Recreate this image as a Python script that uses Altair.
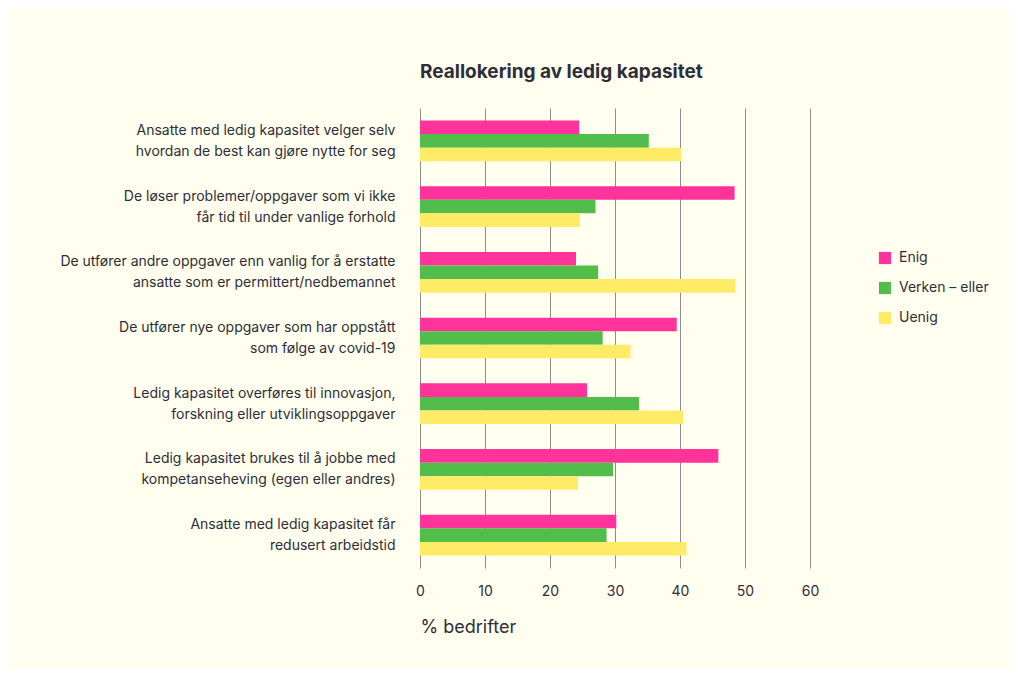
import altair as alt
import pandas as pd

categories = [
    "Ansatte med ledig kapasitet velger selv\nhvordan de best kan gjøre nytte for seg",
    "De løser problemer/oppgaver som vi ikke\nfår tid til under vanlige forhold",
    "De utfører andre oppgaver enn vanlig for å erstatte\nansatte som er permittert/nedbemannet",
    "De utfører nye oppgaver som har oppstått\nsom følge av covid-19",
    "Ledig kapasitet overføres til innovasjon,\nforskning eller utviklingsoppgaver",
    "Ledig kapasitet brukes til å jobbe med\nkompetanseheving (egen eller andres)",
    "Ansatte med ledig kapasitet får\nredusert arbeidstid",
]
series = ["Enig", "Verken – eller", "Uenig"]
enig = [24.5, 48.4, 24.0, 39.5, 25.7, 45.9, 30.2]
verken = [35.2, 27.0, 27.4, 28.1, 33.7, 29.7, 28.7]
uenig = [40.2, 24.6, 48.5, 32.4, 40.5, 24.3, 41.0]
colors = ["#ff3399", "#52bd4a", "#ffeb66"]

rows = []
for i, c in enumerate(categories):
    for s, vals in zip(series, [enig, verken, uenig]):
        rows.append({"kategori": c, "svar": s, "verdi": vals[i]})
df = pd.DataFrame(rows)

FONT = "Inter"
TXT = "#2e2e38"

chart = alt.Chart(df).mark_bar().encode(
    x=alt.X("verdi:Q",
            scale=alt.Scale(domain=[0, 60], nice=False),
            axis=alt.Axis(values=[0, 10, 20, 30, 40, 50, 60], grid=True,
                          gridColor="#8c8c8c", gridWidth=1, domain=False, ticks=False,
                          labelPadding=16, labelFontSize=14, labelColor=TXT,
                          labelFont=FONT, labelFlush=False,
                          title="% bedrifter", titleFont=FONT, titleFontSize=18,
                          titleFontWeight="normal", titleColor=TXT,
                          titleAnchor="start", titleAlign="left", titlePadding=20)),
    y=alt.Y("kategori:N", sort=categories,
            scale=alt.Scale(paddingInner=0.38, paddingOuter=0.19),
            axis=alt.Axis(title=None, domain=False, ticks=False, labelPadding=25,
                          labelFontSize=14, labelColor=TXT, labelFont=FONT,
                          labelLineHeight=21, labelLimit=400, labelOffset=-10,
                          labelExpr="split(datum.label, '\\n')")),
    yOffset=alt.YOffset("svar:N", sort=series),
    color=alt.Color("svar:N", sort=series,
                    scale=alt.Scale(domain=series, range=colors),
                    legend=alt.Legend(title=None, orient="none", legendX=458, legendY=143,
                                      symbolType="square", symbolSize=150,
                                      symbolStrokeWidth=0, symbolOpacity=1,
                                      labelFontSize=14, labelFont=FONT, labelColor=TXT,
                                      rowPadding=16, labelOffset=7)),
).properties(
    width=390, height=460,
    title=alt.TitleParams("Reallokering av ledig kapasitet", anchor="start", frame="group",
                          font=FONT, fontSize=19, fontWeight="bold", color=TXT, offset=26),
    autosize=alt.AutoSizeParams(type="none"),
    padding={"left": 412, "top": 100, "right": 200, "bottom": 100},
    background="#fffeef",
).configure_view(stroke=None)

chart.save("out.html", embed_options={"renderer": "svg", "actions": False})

• Written request
Begin at the first line of the material and copy each line exactly through the one containing "import pandas as pd". Omit pictures.

• Answer below
Recreate this image as a Python script that uses Altair.
import altair as alt
import pandas as pd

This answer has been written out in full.